Set down each line of the data below exactly as it stands, dropping the pictures.

-------------------------

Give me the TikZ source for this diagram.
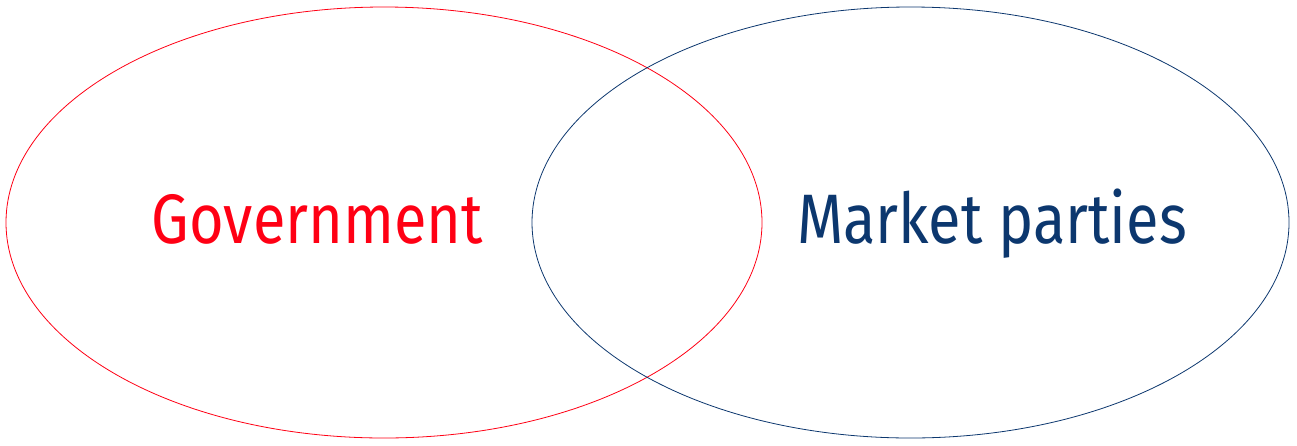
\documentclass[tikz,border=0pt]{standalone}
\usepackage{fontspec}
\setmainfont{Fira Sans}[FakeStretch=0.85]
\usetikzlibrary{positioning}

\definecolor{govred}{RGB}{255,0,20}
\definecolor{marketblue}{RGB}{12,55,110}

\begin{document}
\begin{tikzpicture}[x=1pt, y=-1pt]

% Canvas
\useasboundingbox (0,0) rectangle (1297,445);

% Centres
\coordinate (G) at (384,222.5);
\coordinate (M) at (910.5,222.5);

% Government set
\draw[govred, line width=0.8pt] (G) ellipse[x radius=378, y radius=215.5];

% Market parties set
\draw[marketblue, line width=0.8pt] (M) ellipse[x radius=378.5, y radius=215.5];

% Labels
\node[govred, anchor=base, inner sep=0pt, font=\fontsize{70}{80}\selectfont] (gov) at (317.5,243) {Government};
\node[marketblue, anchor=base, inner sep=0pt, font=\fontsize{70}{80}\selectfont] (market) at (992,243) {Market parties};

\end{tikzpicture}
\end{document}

-------------------------

### Task solution
Give me the TikZ source for this diagram.
\documentclass[tikz,border=0pt]{standalone}
\usepackage{fontspec}
\setmainfont{Fira Sans}[FakeStretch=0.85]
\usetikzlibrary{positioning}

\definecolor{govred}{RGB}{255,0,20}
\definecolor{marketblue}{RGB}{12,55,110}

\begin{document}
\begin{tikzpicture}[x=1pt, y=-1pt]

% Canvas
\useasboundingbox (0,0) rectangle (1297,445);

% Centres
\coordinate (G) at (384,222.5);
\coordinate (M) at (910.5,222.5);

% Government set
\draw[govred, line width=0.8pt] (G) ellipse[x radius=378, y radius=215.5];

% Market parties set
\draw[marketblue, line width=0.8pt] (M) ellipse[x radius=378.5, y radius=215.5];

% Labels
\node[govred, anchor=base, inner sep=0pt, font=\fontsize{70}{80}\selectfont] (gov) at (317.5,243) {Government};
\node[marketblue, anchor=base, inner sep=0pt, font=\fontsize{70}{80}\selectfont] (market) at (992,243) {Market parties};

\end{tikzpicture}
\end{document}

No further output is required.